The history of economics has been a long series of taking tools from the frontier of mathematics, from the physics-based analogues of the “marginalists” in the 1870s, to the fixed point theorems of the early game theorists, the linear programming tricks used to analyze competitive equilibrium in the 1950s, and the tropical geometry recently introduced to auction theory by Elizabeth Baldwin and Paul Klemperer. We are now making progress on pricing issues that have stumped some of the great theoretical minds in the history of the field. Multidimensional screening is an incredibly broad topic: how ought we regulate a monopoly with private fixed and marginal costs, how ought we tax agents who have private costs of effort and opportunities, how ought a firm choose wages and benefits, and so on. Knowing the optimum is essential when it comes to understanding when we can use simple, nearly-correct mechanisms.

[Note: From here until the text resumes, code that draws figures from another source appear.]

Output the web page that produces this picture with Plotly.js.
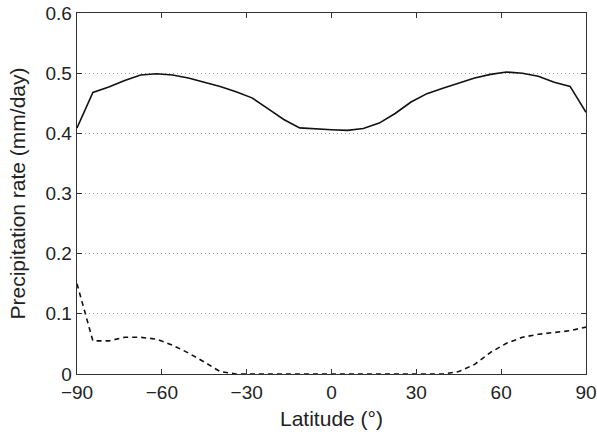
<!DOCTYPE html>
<html>
<head>
<meta charset="utf-8">
<script src="https://cdn.plot.ly/plotly-3.0.1.min.js"></script>
<style>html,body{margin:0;padding:0;background:#fff;}#chart{width:597px;height:439px;}</style>
</head>
<body>
<div id="chart"></div>
<script>
const latitude = [-90, -84.375, -78.75, -73.125, -67.5, -61.875, -56.25, -50.625, -45, -39.375, -33.75, -28.125, -22.5, -16.875, -11.25, -5.625, 0, 5.625, 11.25, 16.875, 22.5, 28.125, 33.75, 39.375, 45, 50.625, 56.25, 61.875, 67.5, 73.125, 78.75, 84.375, 90];
const solidSeries = [0.409, 0.468, 0.477, 0.488, 0.497, 0.499, 0.497, 0.492, 0.485, 0.478, 0.469, 0.459, 0.441, 0.423, 0.409, 0.407, 0.406, 0.405, 0.408, 0.417, 0.433, 0.452, 0.466, 0.475, 0.484, 0.492, 0.498, 0.502, 0.500, 0.495, 0.485, 0.478, 0.435];
const dashedSeries = [0.150, 0.055, 0.055, 0.061, 0.061, 0.058, 0.048, 0.035, 0.020, 0.004, 0, 0, 0, 0, 0, 0, 0, 0, 0, 0, 0, 0, 0, 0, 0.004, 0.016, 0.036, 0.051, 0.061, 0.066, 0.069, 0.072, 0.078];
const xTicks = [-90, -60, -30, 0, 30, 60, 90];
const xTickLabels = ['\u221290', '\u221260', '\u221230', '0', '30', '60', '90'];
const yTicks = [0, 0.1, 0.2, 0.3, 0.4, 0.5, 0.6];
const yTickLabels = ['0', '0.1', '0.2', '0.3', '0.4', '0.5', '0.6'];

const traces = [
  {x: latitude, y: solidSeries, mode: 'lines', line: {color: '#111', width: 1.6}, hoverinfo: 'none'},
  {x: latitude, y: dashedSeries, mode: 'lines', line: {color: '#111', width: 1.6, dash: '5px,4px'}, hoverinfo: 'none'}
];
const tickFont = {family: 'Liberation Sans, Arial, sans-serif', size: 19, color: '#222'};
const titleFont = {family: 'Liberation Sans, Arial, sans-serif', size: 21, color: '#222'};
const layout = {
  width: 597, height: 439,
  margin: {l: 77, r: 11, t: 13, b: 65},
  paper_bgcolor: '#fff', plot_bgcolor: '#fff',
  showlegend: false,
  font: tickFont,
  xaxis: {
    range: [-90, 90], tickvals: xTicks, ticktext: xTickLabels,
    ticks: 'inside', ticklen: 5, tickcolor: '#333', tickwidth: 1,
    showline: true, linecolor: '#333', linewidth: 1.3, mirror: 'allticks',
    showgrid: false, zeroline: false,
    title: {text: 'Latitude (\u00b0)', font: titleFont, standoff: 9},
    tickfont: tickFont, ticklabelstandoff: 1
  },
  yaxis: {
    range: [0, 0.6], tickvals: yTicks, ticktext: yTickLabels,
    ticks: 'inside', ticklen: 5, tickcolor: '#333', tickwidth: 1,
    showline: true, linecolor: '#333', linewidth: 1.3, mirror: 'allticks',
    showgrid: true, gridcolor: '#999', griddash: '1px,3px', gridwidth: 1,
    zeroline: false,
    title: {text: 'Precipitation rate (mm/day)', font: titleFont, standoff: 14},
    tickfont: tickFont
  }
};
Plotly.newPlot('chart', traces, layout, {staticPlot: true, displayModeBar: false});
</script>
</body>
</html>
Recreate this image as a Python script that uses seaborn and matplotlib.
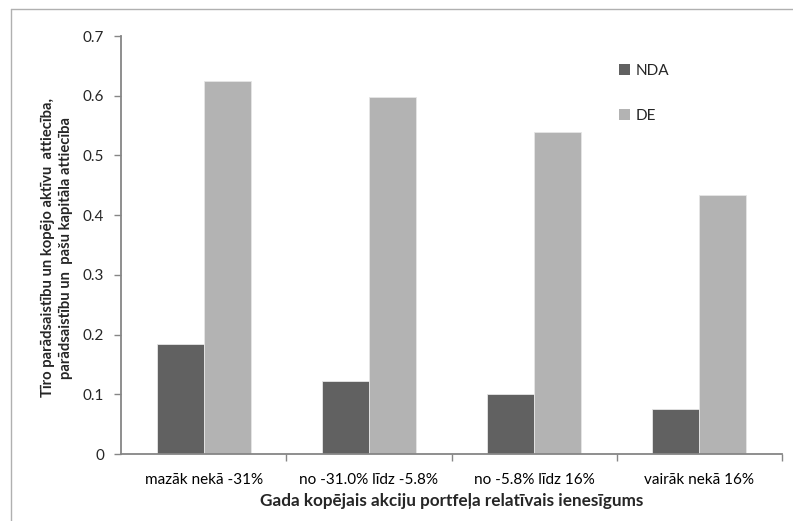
import pandas as pd
import matplotlib
matplotlib.use("Agg")
import matplotlib.pyplot as plt
import seaborn as sns

# --- Data ---
categories = ["mazāk nekā -31%", "no -31.0% līdz -5.8%", "no -5.8% līdz 16%", "vairāk nekā 16%"]
nda = [0.185, 0.122, 0.100, 0.075]
de = [0.625, 0.598, 0.540, 0.433]
series = ["NDA", "DE"]

df = pd.DataFrame({
    "cat": categories * 2,
    "series": ["NDA"] * 4 + ["DE"] * 4,
    "value": nda + de,
})

sns.set_style("white")
plt.rcParams["font.family"] = ["Lato", "DejaVu Sans"]

colors = {"NDA": "#616161", "DE": "#b3b3b3"}
axis_gray = "#868686"

fig = plt.figure(figsize=(7.93, 5.21), dpi=100)
ax = fig.add_axes([121 / 793, 1 - 454 / 521, (782 - 121) / 793, (454 - 36) / 521])

sns.barplot(data=df, x="cat", y="value", hue="series", hue_order=series,
            order=categories, palette=colors, width=0.57, saturation=1,
            edgecolor="#e6e6e6", linewidth=0.6, ax=ax, legend=True)

ax.set_ylim(0, 0.7)
ax.set_xlim(-0.5, 3.5)
ax.set_yticks([0, 0.1, 0.2, 0.3, 0.4, 0.5, 0.6, 0.7])
ax.set_yticklabels(["0", "0.1", "0.2", "0.3", "0.4", "0.5", "0.6", "0.7"])

# category boundaries as tick marks, labels without marks
ax.set_xticks([0.5, 1.5, 2.5, 3.5], minor=True)
ax.tick_params(axis="x", which="major", length=0, pad=14, labelsize=11, colors="black")
ax.tick_params(axis="x", which="minor", length=5, width=1, color=axis_gray, direction="out")
ax.tick_params(axis="y", which="major", length=5, width=1, color=axis_gray, direction="out",
               labelsize=11, pad=7)
ax.tick_params(bottom=True, left=True, which="both")

for side in ["top", "right"]:
    ax.spines[side].set_visible(False)
for side in ["left", "bottom"]:
    ax.spines[side].set_color(axis_gray)
    ax.spines[side].set_linewidth(1.3)

ax.set_xlabel("Gada kopējais akciju portfeļa relatīvais ienesīgums",
              fontsize=12.3, fontweight="bold", labelpad=4)
ax.set_ylabel("Tīro parādsaistību un kopējo aktīvu  attiecība,\nparādsaistību un  pašu kapitāla attiecība",
              fontsize=10.6, fontweight="bold", linespacing=1.35)
ax.yaxis.set_label_coords(-0.072, 0.493)

leg = ax.legend(loc="upper left", bbox_to_anchor=(605 / 793, 1 - 50 / 521),
                bbox_transform=fig.transFigure, frameon=False, title=None,
                handlelength=0.75, handleheight=0.75, handletextpad=0.35,
                labelspacing=2.05, fontsize=11)
for h in leg.legend_handles:
    h.set_edgecolor("none")

# outer chart frame
fig.add_artist(plt.Line2D([11 / 793, 11 / 793], [0, 1 - 9 / 521], transform=fig.transFigure,
                          color="#b0b0b0", linewidth=1))
fig.add_artist(plt.Line2D([11 / 793, 1], [1 - 9 / 521, 1 - 9 / 521], transform=fig.transFigure,
                          color="#b0b0b0", linewidth=1))

fig.savefig("out.png", dpi=100)
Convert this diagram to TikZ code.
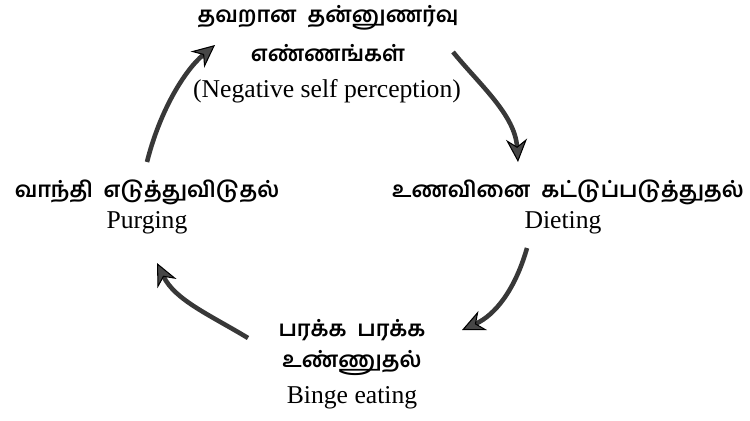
\documentclass[tikz,border=0pt]{standalone}
\usepackage{fontspec}
\setmainfont{Liberation Serif}
\newfontfamily\tamil[Script=Tamil]{Hind Madurai}
\usetikzlibrary{arrows.meta}

\tikzset{
  ta/.style={font=\tamil\bfseries\fontsize{12.5}{15}\selectfont, inner sep=1pt},
  en/.style={font=\fontsize{14.6}{17}\selectfont, inner sep=1pt},
  flow/.style={line width=2.6pt, draw=black!78,
    -{Stealth[length=13pt,width=12pt,fill=black!72,color=black,line width=0.6pt]}}
}

\begin{document}
\begin{tikzpicture}[x=0.02cm, y=-0.02cm]
        \useasboundingbox (0,0) rectangle (750,420);
        % labels
        \node[ta] (neg1) at (328,18) {தவறான\ \ தன்னுணர்வு};
        \node[ta] (neg2) at (328,53) {எண்ணங்கள்};
        \node[en] (neg3) at (327,91) {(Negative self perception)};
        \node[ta] (diet1) at (568,192) {உணவினை\ \ கட்டுப்படுத்துதல்};
        \node[en] (diet2) at (563,223) {Dieting};
        \node[ta] (binge1) at (352,330) {பரக்க\ \ பரக்க};
        \node[ta] (binge2) at (352,363) {உண்ணுதல்};
        \node[en] (binge3) at (352,398) {Binge eating};
        \node[ta] (purge1) at (147,192) {வாந்தி\ \ எடுத்துவிடுதல்};
        \node[en] (purge2) at (147,223) {Purging};
        % arrow ends
        \coordinate (a1) at (453,52);
        \coordinate (a2) at (518,162);
        \coordinate (b1) at (527,248);
        \coordinate (b2) at (462,330);
        \coordinate (c1) at (248,338);
        \coordinate (c2) at (157,263);
        \coordinate (d1) at (147,162);
        \coordinate (d2) at (215,45);
        \draw[flow] (a1) .. controls (480,85) and (515,115) .. (a2);
        \draw[flow] (b1) .. controls (515,290) and (495,315) .. (b2);
        \draw[flow] (c1) .. controls (210,315) and (175,300) .. (c2);
        \draw[flow] (d1) .. controls (160,110) and (185,70) .. (d2);
\end{tikzpicture}
\end{document}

Just in the context of pricing, using related tricks to Daskalakis, Gabriel Carroll showed in a recent Econometrica that bundling should be avoided when the principal has limited knowledge about the correlation structure of types, and my old grad school friend Nima Haghpanah has shown, in a paper with Jason Hartline, that firms should only offer high-quality and low-quality versions of their products if consumers’ values for the high-quality good and their relative value for the low versus high quality good are positively correlated. Neither of these results are trivial to prove. Nonetheless, a hearty cheers to our friends in pure mathematics who continue to provide us with the tools we need to answer questions at the very core of economic life!